Omit all images, then return the remaining material exactly as it stands.

::: DATA EXCERPT

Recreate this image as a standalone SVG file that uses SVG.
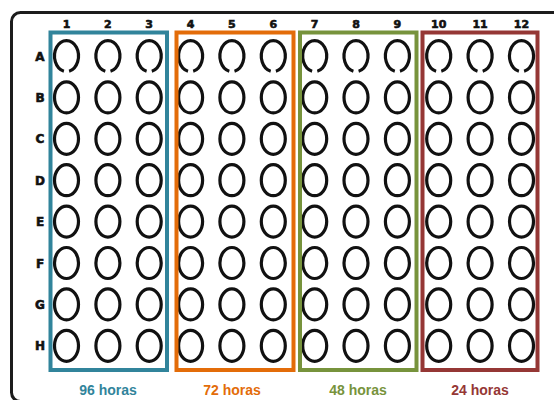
<svg xmlns="http://www.w3.org/2000/svg" xmlns:xlink="http://www.w3.org/1999/xlink" width="554" height="400" viewBox="0 0 554 400">
<style>
.plate{fill:none;stroke:#1c1c1c;stroke-width:3}
.well{fill:none;stroke:#111;stroke-width:3.2}
.num{font-family:"DejaVu Sans",sans-serif;font-weight:bold;font-size:11px;fill:#111;text-anchor:middle;stroke:#111;stroke-width:0.6}
.row{font-family:"DejaVu Sans",sans-serif;font-weight:bold;font-size:12px;fill:#111;text-anchor:middle;stroke:#111;stroke-width:0.6}
.box{fill:none;stroke-width:4}
.lbl{font-family:"Liberation Sans",Arial,sans-serif;font-weight:bold;font-size:14px;text-anchor:middle}
</style>
<defs>
<ellipse id="w" cx="0" cy="0" rx="12" ry="15.5" class="well"/>
<path id="wa" d="M-2.6,15.2 A12 15.5 0 1 1 2.6,15.2" class="well"/>
</defs>
<rect id="plate" class="plate" x="11.5" y="12.5" width="560" height="389" rx="9"/>
<g id="col-numbers">
<text class="num" x="66.5" y="28">1</text>
<text class="num" x="107.9" y="28">2</text>
<text class="num" x="149.2" y="28">3</text>
<text class="num" x="190.6" y="28">4</text>
<text class="num" x="231.9" y="28">5</text>
<text class="num" x="273.3" y="28">6</text>
<text class="num" x="314.7" y="28">7</text>
<text class="num" x="356" y="28">8</text>
<text class="num" x="397.4" y="28">9</text>
<text class="num" x="438.7" y="28">10</text>
<text class="num" x="480.1" y="28">11</text>
<text class="num" x="521.5" y="28">12</text>
</g>
<g id="row-letters">
<text class="row" x="40" y="60.5">A</text>
<text class="row" x="40" y="101.9">B</text>
<text class="row" x="40" y="143.3">C</text>
<text class="row" x="40" y="184.7">D</text>
<text class="row" x="40" y="226.1">E</text>
<text class="row" x="40" y="267.5">F</text>
<text class="row" x="40" y="308.9">G</text>
<text class="row" x="40" y="350.3">H</text>
</g>
<g id="wells">
<g id="row-A">
<use href="#wa" x="66.5" y="56"/><use href="#wa" x="107.9" y="56"/><use href="#wa" x="149.2" y="56"/><use href="#wa" x="190.6" y="56"/><use href="#wa" x="231.9" y="56"/><use href="#wa" x="273.3" y="56"/><use href="#wa" x="314.7" y="56"/><use href="#wa" x="356" y="56"/><use href="#wa" x="397.4" y="56"/><use href="#wa" x="438.7" y="56"/><use href="#wa" x="480.1" y="56"/><use href="#wa" x="521.5" y="56"/>
</g>
<g id="row-B">
<use href="#w" x="66.5" y="97.4"/><use href="#w" x="107.9" y="97.4"/><use href="#w" x="149.2" y="97.4"/><use href="#w" x="190.6" y="97.4"/><use href="#w" x="231.9" y="97.4"/><use href="#w" x="273.3" y="97.4"/><use href="#w" x="314.7" y="97.4"/><use href="#w" x="356" y="97.4"/><use href="#w" x="397.4" y="97.4"/><use href="#w" x="438.7" y="97.4"/><use href="#w" x="480.1" y="97.4"/><use href="#w" x="521.5" y="97.4"/>
</g>
<g id="row-C">
<use href="#w" x="66.5" y="138.8"/><use href="#w" x="107.9" y="138.8"/><use href="#w" x="149.2" y="138.8"/><use href="#w" x="190.6" y="138.8"/><use href="#w" x="231.9" y="138.8"/><use href="#w" x="273.3" y="138.8"/><use href="#w" x="314.7" y="138.8"/><use href="#w" x="356" y="138.8"/><use href="#w" x="397.4" y="138.8"/><use href="#w" x="438.7" y="138.8"/><use href="#w" x="480.1" y="138.8"/><use href="#w" x="521.5" y="138.8"/>
</g>
<g id="row-D">
<use href="#w" x="66.5" y="180.2"/><use href="#w" x="107.9" y="180.2"/><use href="#w" x="149.2" y="180.2"/><use href="#w" x="190.6" y="180.2"/><use href="#w" x="231.9" y="180.2"/><use href="#w" x="273.3" y="180.2"/><use href="#w" x="314.7" y="180.2"/><use href="#w" x="356" y="180.2"/><use href="#w" x="397.4" y="180.2"/><use href="#w" x="438.7" y="180.2"/><use href="#w" x="480.1" y="180.2"/><use href="#w" x="521.5" y="180.2"/>
</g>
<g id="row-E">
<use href="#w" x="66.5" y="221.6"/><use href="#w" x="107.9" y="221.6"/><use href="#w" x="149.2" y="221.6"/><use href="#w" x="190.6" y="221.6"/><use href="#w" x="231.9" y="221.6"/><use href="#w" x="273.3" y="221.6"/><use href="#w" x="314.7" y="221.6"/><use href="#w" x="356" y="221.6"/><use href="#w" x="397.4" y="221.6"/><use href="#w" x="438.7" y="221.6"/><use href="#w" x="480.1" y="221.6"/><use href="#w" x="521.5" y="221.6"/>
</g>
<g id="row-F">
<use href="#w" x="66.5" y="263"/><use href="#w" x="107.9" y="263"/><use href="#w" x="149.2" y="263"/><use href="#w" x="190.6" y="263"/><use href="#w" x="231.9" y="263"/><use href="#w" x="273.3" y="263"/><use href="#w" x="314.7" y="263"/><use href="#w" x="356" y="263"/><use href="#w" x="397.4" y="263"/><use href="#w" x="438.7" y="263"/><use href="#w" x="480.1" y="263"/><use href="#w" x="521.5" y="263"/>
</g>
<g id="row-G">
<use href="#w" x="66.5" y="304.4"/><use href="#w" x="107.9" y="304.4"/><use href="#w" x="149.2" y="304.4"/><use href="#w" x="190.6" y="304.4"/><use href="#w" x="231.9" y="304.4"/><use href="#w" x="273.3" y="304.4"/><use href="#w" x="314.7" y="304.4"/><use href="#w" x="356" y="304.4"/><use href="#w" x="397.4" y="304.4"/><use href="#w" x="438.7" y="304.4"/><use href="#w" x="480.1" y="304.4"/><use href="#w" x="521.5" y="304.4"/>
</g>
<g id="row-H">
<use href="#w" x="66.5" y="345.8"/><use href="#w" x="107.9" y="345.8"/><use href="#w" x="149.2" y="345.8"/><use href="#w" x="190.6" y="345.8"/><use href="#w" x="231.9" y="345.8"/><use href="#w" x="273.3" y="345.8"/><use href="#w" x="314.7" y="345.8"/><use href="#w" x="356" y="345.8"/><use href="#w" x="397.4" y="345.8"/><use href="#w" x="438.7" y="345.8"/><use href="#w" x="480.1" y="345.8"/><use href="#w" x="521.5" y="345.8"/>
</g>
</g>
<g id="group-96h">
<rect class="box" x="50.5" y="32.5" width="116.5" height="337.5" stroke="#31849B"/>
<text class="lbl" x="108" y="395" fill="#31849B">96 horas</text>
</g>
<g id="group-72h">
<rect class="box" x="176.5" y="32.5" width="117" height="337.5" stroke="#E36C09"/>
<text class="lbl" x="232" y="395" fill="#E36C09">72 horas</text>
</g>
<g id="group-48h">
<rect class="box" x="300" y="32.5" width="116.5" height="337.5" stroke="#77933C"/>
<text class="lbl" x="358" y="395" fill="#77933C">48 horas</text>
</g>
<g id="group-24h">
<rect class="box" x="422.5" y="32.5" width="115" height="337.5" stroke="#953735"/>
<text class="lbl" x="480" y="395" fill="#953735">24 horas</text>
</g>
</svg>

::::::

WRITTEN RESPONSE:
Recreate this image as a standalone SVG file that uses SVG.
<svg xmlns="http://www.w3.org/2000/svg" xmlns:xlink="http://www.w3.org/1999/xlink" width="554" height="400" viewBox="0 0 554 400">
<style>
.plate{fill:none;stroke:#1c1c1c;stroke-width:3}
.well{fill:none;stroke:#111;stroke-width:3.2}
.num{font-family:"DejaVu Sans",sans-serif;font-weight:bold;font-size:11px;fill:#111;text-anchor:middle;stroke:#111;stroke-width:0.6}
.row{font-family:"DejaVu Sans",sans-serif;font-weight:bold;font-size:12px;fill:#111;text-anchor:middle;stroke:#111;stroke-width:0.6}
.box{fill:none;stroke-width:4}
.lbl{font-family:"Liberation Sans",Arial,sans-serif;font-weight:bold;font-size:14px;text-anchor:middle}
</style>
<defs>
<ellipse id="w" cx="0" cy="0" rx="12" ry="15.5" class="well"/>
<path id="wa" d="M-2.6,15.2 A12 15.5 0 1 1 2.6,15.2" class="well"/>
</defs>
<rect id="plate" class="plate" x="11.5" y="12.5" width="560" height="389" rx="9"/>
<g id="col-numbers">
<text class="num" x="66.5" y="28">1</text>
<text class="num" x="107.9" y="28">2</text>
<text class="num" x="149.2" y="28">3</text>
<text class="num" x="190.6" y="28">4</text>
<text class="num" x="231.9" y="28">5</text>
<text class="num" x="273.3" y="28">6</text>
<text class="num" x="314.7" y="28">7</text>
<text class="num" x="356" y="28">8</text>
<text class="num" x="397.4" y="28">9</text>
<text class="num" x="438.7" y="28">10</text>
<text class="num" x="480.1" y="28">11</text>
<text class="num" x="521.5" y="28">12</text>
</g>
<g id="row-letters">
<text class="row" x="40" y="60.5">A</text>
<text class="row" x="40" y="101.9">B</text>
<text class="row" x="40" y="143.3">C</text>
<text class="row" x="40" y="184.7">D</text>
<text class="row" x="40" y="226.1">E</text>
<text class="row" x="40" y="267.5">F</text>
<text class="row" x="40" y="308.9">G</text>
<text class="row" x="40" y="350.3">H</text>
</g>
<g id="wells">
<g id="row-A">
<use href="#wa" x="66.5" y="56"/><use href="#wa" x="107.9" y="56"/><use href="#wa" x="149.2" y="56"/><use href="#wa" x="190.6" y="56"/><use href="#wa" x="231.9" y="56"/><use href="#wa" x="273.3" y="56"/><use href="#wa" x="314.7" y="56"/><use href="#wa" x="356" y="56"/><use href="#wa" x="397.4" y="56"/><use href="#wa" x="438.7" y="56"/><use href="#wa" x="480.1" y="56"/><use href="#wa" x="521.5" y="56"/>
</g>
<g id="row-B">
<use href="#w" x="66.5" y="97.4"/><use href="#w" x="107.9" y="97.4"/><use href="#w" x="149.2" y="97.4"/><use href="#w" x="190.6" y="97.4"/><use href="#w" x="231.9" y="97.4"/><use href="#w" x="273.3" y="97.4"/><use href="#w" x="314.7" y="97.4"/><use href="#w" x="356" y="97.4"/><use href="#w" x="397.4" y="97.4"/><use href="#w" x="438.7" y="97.4"/><use href="#w" x="480.1" y="97.4"/><use href="#w" x="521.5" y="97.4"/>
</g>
<g id="row-C">
<use href="#w" x="66.5" y="138.8"/><use href="#w" x="107.9" y="138.8"/><use href="#w" x="149.2" y="138.8"/><use href="#w" x="190.6" y="138.8"/><use href="#w" x="231.9" y="138.8"/><use href="#w" x="273.3" y="138.8"/><use href="#w" x="314.7" y="138.8"/><use href="#w" x="356" y="138.8"/><use href="#w" x="397.4" y="138.8"/><use href="#w" x="438.7" y="138.8"/><use href="#w" x="480.1" y="138.8"/><use href="#w" x="521.5" y="138.8"/>
</g>
<g id="row-D">
<use href="#w" x="66.5" y="180.2"/><use href="#w" x="107.9" y="180.2"/><use href="#w" x="149.2" y="180.2"/><use href="#w" x="190.6" y="180.2"/><use href="#w" x="231.9" y="180.2"/><use href="#w" x="273.3" y="180.2"/><use href="#w" x="314.7" y="180.2"/><use href="#w" x="356" y="180.2"/><use href="#w" x="397.4" y="180.2"/><use href="#w" x="438.7" y="180.2"/><use href="#w" x="480.1" y="180.2"/><use href="#w" x="521.5" y="180.2"/>
</g>
<g id="row-E">
<use href="#w" x="66.5" y="221.6"/><use href="#w" x="107.9" y="221.6"/><use href="#w" x="149.2" y="221.6"/><use href="#w" x="190.6" y="221.6"/><use href="#w" x="231.9" y="221.6"/><use href="#w" x="273.3" y="221.6"/><use href="#w" x="314.7" y="221.6"/><use href="#w" x="356" y="221.6"/><use href="#w" x="397.4" y="221.6"/><use href="#w" x="438.7" y="221.6"/><use href="#w" x="480.1" y="221.6"/><use href="#w" x="521.5" y="221.6"/>
</g>
<g id="row-F">
<use href="#w" x="66.5" y="263"/><use href="#w" x="107.9" y="263"/><use href="#w" x="149.2" y="263"/><use href="#w" x="190.6" y="263"/><use href="#w" x="231.9" y="263"/><use href="#w" x="273.3" y="263"/><use href="#w" x="314.7" y="263"/><use href="#w" x="356" y="263"/><use href="#w" x="397.4" y="263"/><use href="#w" x="438.7" y="263"/><use href="#w" x="480.1" y="263"/><use href="#w" x="521.5" y="263"/>
</g>
<g id="row-G">
<use href="#w" x="66.5" y="304.4"/><use href="#w" x="107.9" y="304.4"/><use href="#w" x="149.2" y="304.4"/><use href="#w" x="190.6" y="304.4"/><use href="#w" x="231.9" y="304.4"/><use href="#w" x="273.3" y="304.4"/><use href="#w" x="314.7" y="304.4"/><use href="#w" x="356" y="304.4"/><use href="#w" x="397.4" y="304.4"/><use href="#w" x="438.7" y="304.4"/><use href="#w" x="480.1" y="304.4"/><use href="#w" x="521.5" y="304.4"/>
</g>
<g id="row-H">
<use href="#w" x="66.5" y="345.8"/><use href="#w" x="107.9" y="345.8"/><use href="#w" x="149.2" y="345.8"/><use href="#w" x="190.6" y="345.8"/><use href="#w" x="231.9" y="345.8"/><use href="#w" x="273.3" y="345.8"/><use href="#w" x="314.7" y="345.8"/><use href="#w" x="356" y="345.8"/><use href="#w" x="397.4" y="345.8"/><use href="#w" x="438.7" y="345.8"/><use href="#w" x="480.1" y="345.8"/><use href="#w" x="521.5" y="345.8"/>
</g>
</g>
<g id="group-96h">
<rect class="box" x="50.5" y="32.5" width="116.5" height="337.5" stroke="#31849B"/>
<text class="lbl" x="108" y="395" fill="#31849B">96 horas</text>
</g>
<g id="group-72h">
<rect class="box" x="176.5" y="32.5" width="117" height="337.5" stroke="#E36C09"/>
<text class="lbl" x="232" y="395" fill="#E36C09">72 horas</text>
</g>
<g id="group-48h">
<rect class="box" x="300" y="32.5" width="116.5" height="337.5" stroke="#77933C"/>
<text class="lbl" x="358" y="395" fill="#77933C">48 horas</text>
</g>
<g id="group-24h">
<rect class="box" x="422.5" y="32.5" width="115" height="337.5" stroke="#953735"/>
<text class="lbl" x="480" y="395" fill="#953735">24 horas</text>
</g>
</svg>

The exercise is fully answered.